Uno Sguardo Inadeguato
15 giugno - 8 settembre 2013

«Semplicità e onestà»
di Fulvio Merlak 

«Pagare e parlare: solo questo può fare lo spettatore "benevolente" cui i media somministrano quotidianamente lo spettacolo del dolore? Possiamo ancora fidarci delle denunce a mezzo stampa o attraverso la TV? Siamo davvero garantiti che il nostro impegno potrà concretarsi in azioni efficaci per chi soffre? E non è tutto questo un comodo alibi per sentirci "anime belle" di fronte a carestie, epidemie e massacri?». Sono queste le domande che compendiano, in quarta di copertina de "Lo spettacolo del dolore. Morale umanitaria, media e politica" (Editore Raffaello Cortina, 2000), l’analisi di Luc Boltanski sul modo impiegato dai mezzi di comunicazione per raccontare i genocidi e le guerre, e sul ruolo dello spettatore che, davanti al continuo martellamento di immagini di violenza, rischia di assumere (come sosteneva pure Susan Sontag) un atteggiamento anestetizzato.
Orbene, quali sono le reali conseguenze della messa in scena del dolore che ogni giorno di più ci raggiunge, senza mezzi termini, a casa nostra? Le fotografie di atrocità, che quotidianamente arrivano dalla Siria piuttosto che dalla Palestina, dall’Afghanistan piuttosto che dal Sudan, ci angosciano oppure ci narcotizzano? Riescono a smuovere le nostre coscienze, oppure ci inducono ad una sorta di assuefazione? Il problema, probabilmente, sta nello sguardo del fotografo, uno sguardo che deve lasciare spazio alla discussione, alla perplessità, al dubbio, spazio alla volontà di conoscenza e di partecipazione solidale.

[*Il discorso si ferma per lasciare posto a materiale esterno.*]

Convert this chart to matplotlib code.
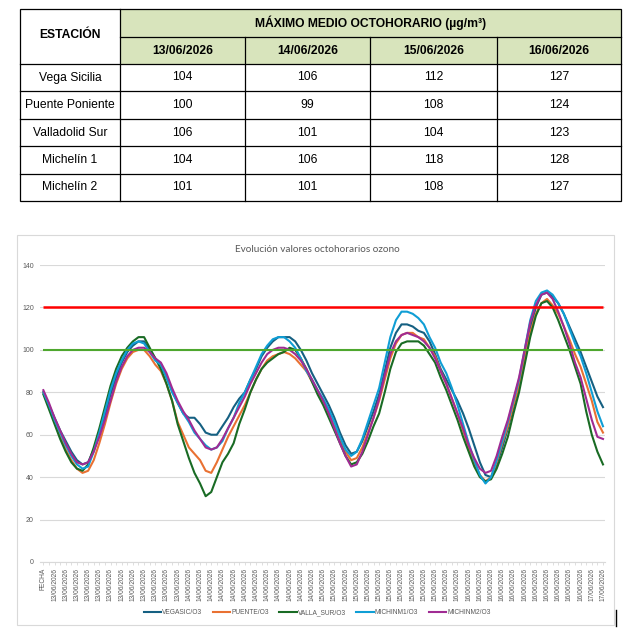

Perché, come dice Michele Smargiassi: «Le fotografie devono costringerci al dovere di guardare, non sottoporci al fastidio di essere guardati». Ma il problema sta anche nello sguardo dello spettatore, del fruitore delle immagini. Uno sguardo molto spesso inadeguato, privo del necessario vero coinvolgimento emotivo e, quindi, sprovvisto della capacità di una reazione etica.
«La mia visione personale del fotogiornalismo – sostiene Francesco Zizola – è inizialmente etica. Il fotogiornalismo è un linguaggio che ha a che fare con gli uomini e il mondo in cui vivono; racconta gli uomini e il loro agire e può essere legittimato come racconto solo se il fotografo ne rispetta l'esistenza e la dignità. La fotografia oltre ad essere uno specchio della realtà è anche uno specchio dell'interiorità del fotografo stesso; nell'immagine fotografata vediamo la realtà rappresentata e leggiamo allo stesso tempo la scelta interpretativa del fotografo, e con essa il suo proprio universo culturale ed etico. Una buona fotografia giornalistica ha a che fare molto con il rispetto che il fotogiornalista ha del mondo e dei suoi abitanti».  
Le fotografie di Luca Catalano Gonzaga, Francesco Comello, Ermanno Foroni, Enrico Genovesi, Daniele Lira, Antonio Manta, Antonella Monzoni, Gianmarco Panucci, Alessandra Quadri e Roberto Strano che accompagnano la mostra di Francesco Zizola, rappresentano una conferma di come sia possibile soddisfare la missione informativa senza mai venire meno al rispetto per la sofferenza o anche “solo” per la dignità dell’uomo. Il loro modo di far fotografia si caratterizza per semplicità e onestà. Del resto la buona fotografia non ha bisogno di essere sensazionalistica, e soprattutto non ha la necessità di aggiungere dolore al dolore.